I am new to quality control steps so I have troubles interpreting the results of fastqc results on my cut&run dataset.
These are two "Per Base Sequence Content" from two libraries of the same sample.
The above plot doesn't seem to show non expected biases as I understand it should be related to tagmentation method or Illumina adaptater and should be removed during alignment.
Following is the plot below showing an increase of G% along the reads. Both library are "failing" according to fastq but I red that most biases should not prevent you from starting downstream analysis.
So I wanted to know if anyone can help me understand what is happening on the second plot to help me taking the decision to keep or remove reads from this library for downstream analysis.
Many thanks !
This is only a speculation but assuming this is done with two color chemistry, it is possible that you have a fraction of library with short inserts.

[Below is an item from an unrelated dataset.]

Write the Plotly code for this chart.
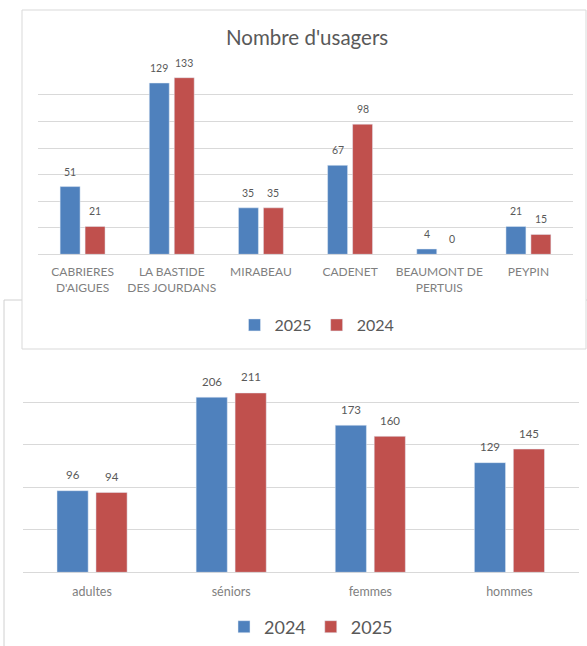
import plotly.graph_objects as go

W, H = 587, 646

# ---- data: top chart ----
villes = ["CABRIERES<br>D'AIGUES", "LA BASTIDE<br>DES JOURDANS", "MIRABEAU",
          "CADENET", "BEAUMONT DE<br>PERTUIS", "PEYPIN"]
usagers_2025 = [51, 129, 35, 67, 4, 21]
usagers_2024 = [21, 133, 35, 98, 0, 15]
titre_haut = "Nombre d'usagers"

# ---- data: bottom chart ----
groupes = ["adultes", "séniors", "femmes", "hommes"]
groupes_2024 = [96, 206, 173, 129]
groupes_2025 = [94, 211, 160, 145]

BLUE = "#4f81bd"
RED = "#c0504d"
FONT = "Lato, Open Sans, sans-serif"
LBL = "#595959"
TICK = "#7f7f7f"
GRID = "#d9d9d9"
BARGAP = 0.44
BARGROUPGAP = 0.2

def px(x):
    return x / W

def py(y):
    return 1 - y / H

TOP_DOM = [px(38), px(573)]
BOT_DOM = [px(22.5), px(579)]

fig = go.Figure()

fig.add_trace(go.Bar(x=villes, y=usagers_2025, name="2025", marker_color=BLUE,
                     xaxis="x", yaxis="y", legend="legend"))
fig.add_trace(go.Bar(x=villes, y=usagers_2024, name="2024", marker_color=RED,
                     xaxis="x", yaxis="y", legend="legend"))
fig.add_trace(go.Bar(x=groupes, y=groupes_2024, name="2024", marker_color=BLUE,
                     xaxis="x2", yaxis="y2", legend="legend2"))
fig.add_trace(go.Bar(x=groupes, y=groupes_2025, name="2025", marker_color=RED,
                     xaxis="x2", yaxis="y2", legend="legend2"))


def value_labels(cats, series, xref, yref, dom, size, yshift):
    """Data labels above each bar of a grouped bar chart."""
    cat_w = (dom[1] - dom[0]) * W / len(cats)
    slot = cat_w * (1 - BARGAP) / len(series)
    out = []
    n = len(series)
    for i, vals in enumerate(series):
        off = (i - (n - 1) / 2) * slot
        for c, v in zip(cats, vals):
            out.append(dict(x=c, y=v, xref=xref, yref=yref, text=str(v),
                            showarrow=False, xshift=off, yshift=yshift,
                            yanchor="middle", xanchor="center",
                            font=dict(size=size, color=LBL)))
    return out


annotations = [dict(text=titre_haut, xref="paper", yref="paper",
                    x=px(307), y=py(37), showarrow=False,
                    xanchor="center", yanchor="middle",
                    font=dict(size=20.5, color=LBL))]
annotations += value_labels(villes, [usagers_2025, usagers_2024], "x", "y",
                            TOP_DOM, 10.5, 15)
annotations += value_labels(groupes, [groupes_2024, groupes_2025], "x2", "y2",
                            BOT_DOM, 11.5, 16)

shapes = [
    # bottom chart frame (behind)
    dict(type="rect", xref="paper", yref="paper", x0=px(4), x1=px(600),
         y0=py(660), y1=py(300), line=dict(color="#d0d0d0", width=1),
         fillcolor="white", layer="below"),
    # top chart frame
    dict(type="rect", xref="paper", yref="paper", x0=px(22), x1=px(586),
         y0=py(349), y1=py(10), line=dict(color="#d9d9d9", width=1),
         fillcolor="white", layer="below"),
]

fig.update_layout(
    width=W, height=H,
    margin=dict(l=0, r=0, t=0, b=0),
    paper_bgcolor="white", plot_bgcolor="rgba(0,0,0,0)",
    font=dict(family=FONT, color=LBL),
    barmode="group", bargap=BARGAP, bargroupgap=BARGROUPGAP,
    showlegend=True,
    shapes=shapes,
    annotations=annotations,
    xaxis=dict(domain=TOP_DOM, anchor="y", showgrid=False,
               tickfont=dict(size=12, color=TICK), ticks="",
               ticklabelstandoff=9),
    yaxis=dict(domain=[py(254.3), py(68.4)], anchor="x", range=[0, 140],
               dtick=20, showticklabels=False, gridcolor=GRID,
               zeroline=True, zerolinecolor=GRID, zerolinewidth=1),
    xaxis2=dict(domain=BOT_DOM, anchor="y2", showgrid=False,
                tickfont=dict(size=12.5, color=TICK), ticks="",
                ticklabelstandoff=10),
    yaxis2=dict(domain=[py(572.3), py(359.8)], anchor="x2", range=[0, 250],
                dtick=50, showticklabels=False, gridcolor=GRID,
                zeroline=True, zerolinecolor=GRID, zerolinewidth=1),
    legend=dict(orientation="h", x=px(317), y=py(325), xanchor="center",
                yanchor="middle", font=dict(size=16, color=LBL),
                bgcolor="rgba(0,0,0,0)", itemwidth=30),
    legend2=dict(orientation="h", x=px(311), y=py(627), xanchor="center",
                 yanchor="middle", font=dict(size=18, color=LBL),
                 bgcolor="rgba(0,0,0,0)", itemwidth=30),
)

fig.write_html("out.html", config={"displayModeBar": False},
               post_script="document.body.style.margin='0px';")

With those once you run through the adapter on the other end the sequencing may be simply generating "G = No Signal = No calls". You can trim your data for stretches of poly-G's.
Thanks a bunch, I actually have poly-G's sequences as the top overrepresented sequence but I did not know what it meant.
GenoMax Actually I was misleaded by the tracks names and my sample_sheet file. The two plot are forward and reverse reads (R1 & R2) of the same library. It appear R1 have 2M+ reads with large 'GGGGGGGGGGGGGGGGGGGGGGGGG' insert while R2 has only 200k of these poly-G's sequences. Is this a behavior you ever saw ?
Pure poly-G reads are not usable. You should remove them or they will get dropped in subsequent analysis.